Unlocking progress in eating disorders
Plus: Set, setting and psychedelics; premenstrual exacerbation of psychiatric symptoms; and TikTok for mental health study recruitment
Unlocking progress in eating disorders
This short, sharp JAMA Psychiatry piece discusses why treatment for anorexia has apparently hit a wall, with decades-old guidelines and no new treatments in sight. The authors argue that it is both a homeless topic, which doesn't sit neatly in either mental or physical health, and over-specialised to the point that mainstream mental health services and funders don't consider it their business.
“This siloing has contributed to the attitude often expressed by general mental health services that they ‘don’t do eating disorders’—an attitude that has arguably flowed into research with an apparent reluctance or disinterest regarding eating disorders research from the rest of the mental health field. This siloing, together with the stigmatizing attitude that [anorexia nervosa] only affects young, affluent White females, has stymied collaboration with colleagues working in other areas of mental health research where greater advances in treatments have been made.
The authors argue that while treatment is clearly an urgent issue, we need research that focuses on mechanistic basics, as well as a re-assessment of what constitutes a successful treatment outcome (rather than simply, or exclusively, body weight).
ReSPCT: find out what it means to me
If you’ve read The Acid Queen, Susannah Cahalan’s excellent new book on Rosemary Leary, you’ll know all about the importance that early psychedelic explorers placed on “set and setting”, that is, the mental state in which an individual takes the substance, and the physical and social environment surrounding them. Thanks to a Delphi consultation process just published in Nature Medicine, we now have guidelines for “Reporting of Setting in Psychedelic Clinical Trials” or ReSPCT, the kind of tortuous acronym that adds so much joy to scientific research. The authors hope that ReSPCT will strengthen trial design and reporting, improve validity and reproducibility, and help us to aggregate and compare data from psychedelic studies.

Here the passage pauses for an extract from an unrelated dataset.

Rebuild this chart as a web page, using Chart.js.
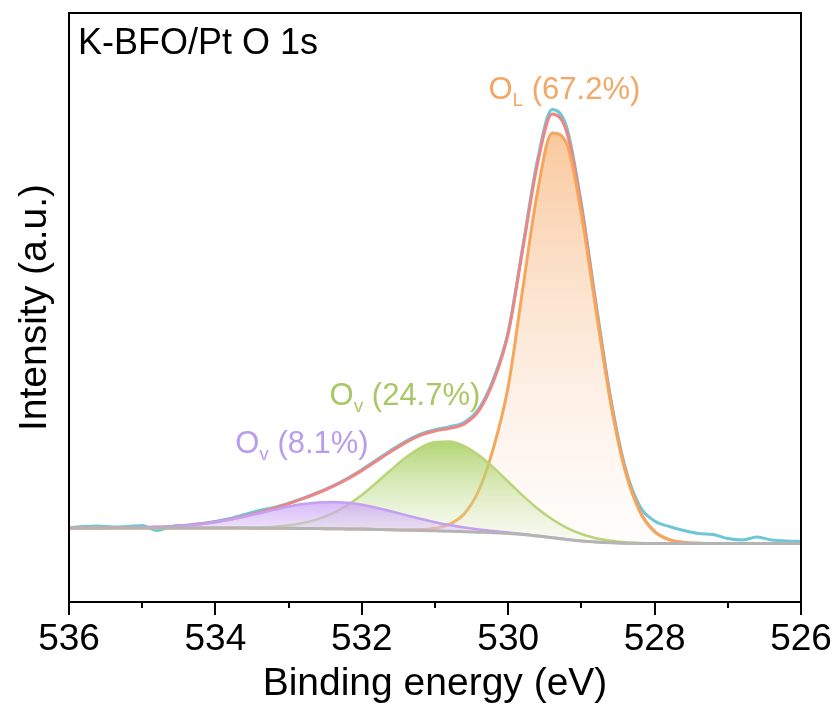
<!DOCTYPE html>
<html>
<head>
<meta charset="utf-8">
<script src="https://cdn.jsdelivr.net/npm/chart.js@4.4.1/dist/chart.umd.min.js"></script>
<style>
  html, body { margin: 0; padding: 0; background: #fff; }
</style>
</head>
<body>
<canvas id="chartO1s" width="837" height="708"></canvas>
<script>
const FONT = '"Liberation Sans", Arial, Helvetica, sans-serif';

// binding energy grid (eV), 0.2 eV step
const energies = [
  536.0, 535.8, 535.6, 535.4, 535.2, 535.0, 534.8, 534.6, 534.4, 534.2,
  534.0, 533.8, 533.6, 533.4, 533.2, 533.0, 532.8, 532.6, 532.4, 532.2,
  532.0, 531.8, 531.6, 531.4, 531.2, 531.0, 530.8, 530.6, 530.4, 530.2,
  530.0, 529.8, 529.6, 529.4, 529.2, 529.0, 528.8, 528.6, 528.4, 528.2,
  528.0, 527.8, 527.6, 527.4, 527.2, 527.0, 526.8, 526.6, 526.4, 526.2, 526.0
];

// measured spectrum (a.u.)
const rawCounts = [
  74.5, 75.5, 76.0, 75.0, 75.5, 76.5, 71.5, 75.6, 76.8, 78.5,
  80.5, 83.5, 87.5, 91.5, 94.5, 98.8, 103.8, 109.6, 116.0, 123.5,
  132.3, 142.0, 151.8, 160.8, 167.9, 172.3, 175.3, 179.8, 193.5, 223.5,
  270.5, 356.0, 442.0, 492.5, 474.5, 398.0, 298.5, 204.0, 134.0, 95.5,
  81.0, 75.5, 71.5, 68.5, 67.5, 63.5, 62.0, 65.0, 62.0, 61.0, 60.5
];

// fitted envelope
const envelope = [
  74.0, 74.0, 74.1, 74.2, 74.3, 74.5, 75.0, 75.6, 76.6, 78.1,
  80.1, 82.7, 85.8, 89.5, 93.6, 98.4, 103.4, 109.0, 115.4, 122.9,
  131.4, 141.0, 150.6, 159.4, 166.6, 171.0, 173.7, 178.0, 191.3, 221.0,
  268.4, 353.2, 438.0, 488.0, 470.0, 394.5, 295.3, 201.1, 131.8, 90.7,
  70.5, 62.4, 59.5, 58.7, 58.5, 58.5, 58.5, 58.5, 58.5, 58.5, 58.5
];

// lattice oxygen component O_L (on background)
const latticeO = [
  74.0, 74.0, 74.0, 74.0, 74.0, 74.0, 74.0, 74.0, 74.0, 74.0,
  73.9, 73.9, 73.9, 73.8, 73.7, 73.7, 73.6, 73.4, 73.3, 73.1,
  72.9, 72.6, 72.3, 71.9, 72.4, 73.7, 77.8, 88.3, 111.8, 154.3,
  215.5, 313.7, 410.1, 469.0, 458.0, 387.6, 291.5, 199.1, 130.8, 90.2,
  70.3, 62.3, 59.5, 58.7, 58.5, 58.5, 58.5, 58.5, 58.5, 58.5, 58.5
];

// vacancy oxygen component O_v 24.7%
const vacancyO = [
  74.0, 74.0, 74.0, 74.0, 74.0, 74.0, 74.0, 74.0, 74.0, 74.0,
  74.0, 74.1, 74.2, 74.5, 75.2, 76.7, 79.1, 82.9, 88.7, 96.8,
  107.1, 119.3, 132.2, 144.4, 154.2, 159.9, 160.6, 155.9, 146.7, 134.4,
  120.4, 106.4, 93.5, 82.7, 74.2, 68.0, 63.8, 61.2, 59.8, 59.1,
  58.7, 58.6, 58.5, 58.5, 58.5, 58.5, 58.5, 58.5, 58.5, 58.5, 58.5
];

// adsorbed oxygen component O_v 8.1%
const adsorbedO = [
  74.0, 74.0, 74.1, 74.2, 74.3, 74.5, 75.0, 75.6, 76.6, 78.1,
  80.0, 82.5, 85.5, 88.8, 92.1, 95.4, 97.9, 99.5, 100.0, 99.2,
  97.2, 94.3, 90.7, 86.9, 83.2, 79.8, 76.9, 74.4, 72.4, 70.9,
  69.5, 67.9, 66.2, 64.5, 62.7, 61.1, 60.0, 59.2, 58.8, 58.6,
  58.5, 58.5, 58.5, 58.5, 58.5, 58.5, 58.5, 58.5, 58.5, 58.5, 58.5
];

// Shirley background
const background = [
  74.0, 74.0, 74.0, 74.0, 74.0, 74.0, 74.0, 74.0, 74.0, 74.0,
  73.9, 73.9, 73.9, 73.8, 73.7, 73.7, 73.6, 73.4, 73.3, 73.1,
  72.9, 72.6, 72.3, 71.9, 71.6, 71.2, 70.8, 70.3, 69.8, 69.3,
  68.5, 67.4, 65.9, 64.3, 62.6, 61.1, 60.0, 59.2, 58.8, 58.6,
  58.5, 58.5, 58.5, 58.5, 58.5, 58.5, 58.5, 58.5, 58.5, 58.5, 58.5
];

const peakLabels = [
  { main: "O", sub: "L", rest: " (67.2%)", x: 530.27, y: 503, color: "#f2a766" },
  { main: "O", sub: "v", rest: " (24.7%)", x: 532.44, y: 197, color: "#a9c865" },
  { main: "O", sub: "v", rest: " (8.1%)", x: 533.73, y: 149, color: "#b99cec" },
];

const sampleTitle = "K-BFO/Pt O 1s";

function pts(values) {
  return energies.map((e, i) => ({ x: e, y: values[i] }));
}

function peakFill(top, bottom) {
  return (ctx) => {
    const chart = ctx.chart;
    if (!chart.chartArea) return bottom;
    const y = chart.scales.y;
    const vals = ctx.dataset.data.map((p) => p.y);
    const g = chart.ctx.createLinearGradient(0, y.getPixelForValue(Math.max(...vals)), 0, y.getPixelForValue(Math.min(...vals)));
    g.addColorStop(0, top);
    g.addColorStop(1, bottom);
    return g;
  };
}

const frameAndTicks = {
  id: "frameAndTicks",
  afterDraw(chart) {
    const { ctx, chartArea: a, scales } = chart;
    ctx.save();
    ctx.strokeStyle = "#000";
    ctx.lineWidth = 2;
    ctx.strokeRect(a.left, a.top, a.right - a.left, a.bottom - a.top);
    ctx.beginPath();
    scales.x.ticks.forEach((t) => {
      const px = Math.round(scales.x.getPixelForValue(t.value));
      const len = t.value % 2 === 0 ? 13 : 6;
      ctx.moveTo(px, a.bottom);
      ctx.lineTo(px, a.bottom + len);
    });
    ctx.stroke();

    ctx.fillStyle = "#000";
    ctx.font = `36px ${FONT}`;
    ctx.textBaseline = "alphabetic";
    ctx.fillText(sampleTitle, a.left + 9, a.top + 41);

    peakLabels.forEach((l) => {
      let px = scales.x.getPixelForValue(l.x);
      const py = scales.y.getPixelForValue(l.y);
      ctx.fillStyle = l.color;
      ctx.font = `31px ${FONT}`;
      ctx.fillText(l.main, px, py);
      px += ctx.measureText(l.main).width;
      ctx.font = `19px ${FONT}`;
      ctx.fillText(l.sub, px, py + 7);
      px += ctx.measureText(l.sub).width;
      ctx.font = `31px ${FONT}`;
      ctx.fillText(l.rest, px, py);
    });
    ctx.restore();
  },
};

const line = { pointRadius: 0, cubicInterpolationMode: "monotone", fill: false };

new Chart(document.getElementById("chartO1s").getContext("2d"), {
  type: "line",
  data: {
    datasets: [
      { ...line, label: "Raw", data: pts(rawCounts), borderColor: "#6ec6d6", borderWidth: 3, order: 5 },
      { ...line, label: "Envelope", data: pts(envelope), borderColor: "#ee8585", borderWidth: 3, order: 4 },
      {
        ...line, label: "O_L", data: pts(latticeO), borderColor: "#f7a659", borderWidth: 3, order: 3,
        fill: 5, backgroundColor: peakFill("rgba(247,180,120,0.72)", "rgba(250,220,200,0.06)"),
      },
      {
        ...line, label: "O_v 24.7", data: pts(vacancyO), borderColor: "#b9d57a", borderWidth: 2.5, order: 2,
        fill: 5, backgroundColor: peakFill("rgba(165,205,90,0.85)", "rgba(215,235,185,0.12)"),
      },
      {
        ...line, label: "O_v 8.1", data: pts(adsorbedO), borderColor: "#c49ff2", borderWidth: 2.5, order: 1,
        fill: 5, backgroundColor: peakFill("rgba(200,160,245,0.75)", "rgba(225,205,250,0.3)"),
      },
      { ...line, label: "Background", data: pts(background), borderColor: "#b4b4b4", borderWidth: 3, order: 0 },
    ],
  },
  options: {
    responsive: false,
    animation: false,
    devicePixelRatio: 1,
    layout: { padding: { left: 10, right: 36, top: 13, bottom: 0 } },
    plugins: { legend: { display: false }, tooltip: { enabled: false } },
    scales: {
      x: {
        type: "linear",
        min: 526,
        max: 536,
        reverse: true,
        grid: { display: true, drawOnChartArea: false, drawTicks: true, tickLength: 15, tickColor: "rgba(0,0,0,0)" },
        border: { display: false },
        ticks: {
          stepSize: 1,
          autoSkip: false,
          maxRotation: 0,
          padding: 4,
          color: "#000",
          font: { family: FONT, size: 37, lineHeight: 1 },
          callback: (v) => (v % 2 === 0 ? String(v) : ""),
        },
        title: {
          display: true,
          text: "Binding energy (eV)",
          color: "#000",
          font: { family: FONT, size: 39, lineHeight: 1 },
          padding: { top: 3, bottom: 4 },
        },
      },
      y: {
        min: 0,
        max: 589,
        grid: { display: false, drawTicks: false },
        border: { display: false },
        ticks: { display: false },
        title: {
          display: true,
          text: "Intensity (a.u.)",
          color: "#000",
          font: { family: FONT, size: 39, lineHeight: 1 },
          padding: { top: 6, bottom: 14 },
        },
      },
    },
  },
  plugins: [frameAndTicks],
});
</script>
</body>
</html>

Premenstrual exacerbation of psychiatric symptoms
The BJPsych has just published a collection of editorials on women’s mental health, including this piece on “premenstrual exacerbation of existing mental illnesses” (PME). I was familiar with the concept (ie, that pre-existing mental health problems can fluctuate over the menstrual cycle), but this piece contains lots of interesting new material. The authors posit that the drop in oestrogen levels during the luteal phase might be an important mechanism, affecting serotonergic and dopaminergic systems, and resulting in issues such as worsening of depression, mood instability in women with bipolar disorder, and cognitive problems in those with ADHD.
Management strategies are mostly based on first principles: consider altering medication, inquire about the menstrual cycle and track symptoms accordingly, and provide psychotherapy and psychoeducation. Future research recommendations include trialling oral contraceptives to see if stabilising hormones can tackle PME, and carrying out granular longitudinal studies to learn more about underlying mechanisms. A starting point might be to get a better idea of prevalence; the fact that 80% of the reproductive female population is affected by premenstrual syndrome and 3.2% by premenstrual dysphoric disorder suggests PME might not be a negligible issue.
Mental health study recruitment: pivot to video
Recruiting people to clinical trials in mental health isn’t easy, and the COVID pandemic made it even harder. In early 2022, the authors of this JMIR Mental Health paper were trying to recruit for a study validating a questionnaire for suicide assessment (SuPr-X) in Germany, and not having much luck: “we could not motivate GPs to cooperate”, they report, “due to the increasing spread of the highly contagious COVID-19 Omicron variant”. By the time autumn 2023 came around, the COVID situation had improved, but they were way behind their recruitment target.
So the researchers decided to do something different (with an appropriate ethics amendment, of course). In addition to “traditional recruitment strategies”—physician-led recruitment, leafleting clinics—they put ads on Facebook, Instagram, Google, and TikTok. Their evaluation of this strategy is presented in the paper.
In brief, there wasn’t much of a difference between the sample recruited “traditionally” versus that recruited online in terms of gender, age, and Patient Health Questionnaire-9 scores. A measured by cost per lead, the top-performing image for online recruitement was of a “sad woman” (compared with “sad man” and “senior male physician”), and a video featuring a layperson did better than one focusing on a physician. The team managed to recruit almost half of study participants online (239 of 521, or 46%), and report that this method “proved particularly effective in reaching vulnerable, hard-to-access populations and enhancing patient diversity.”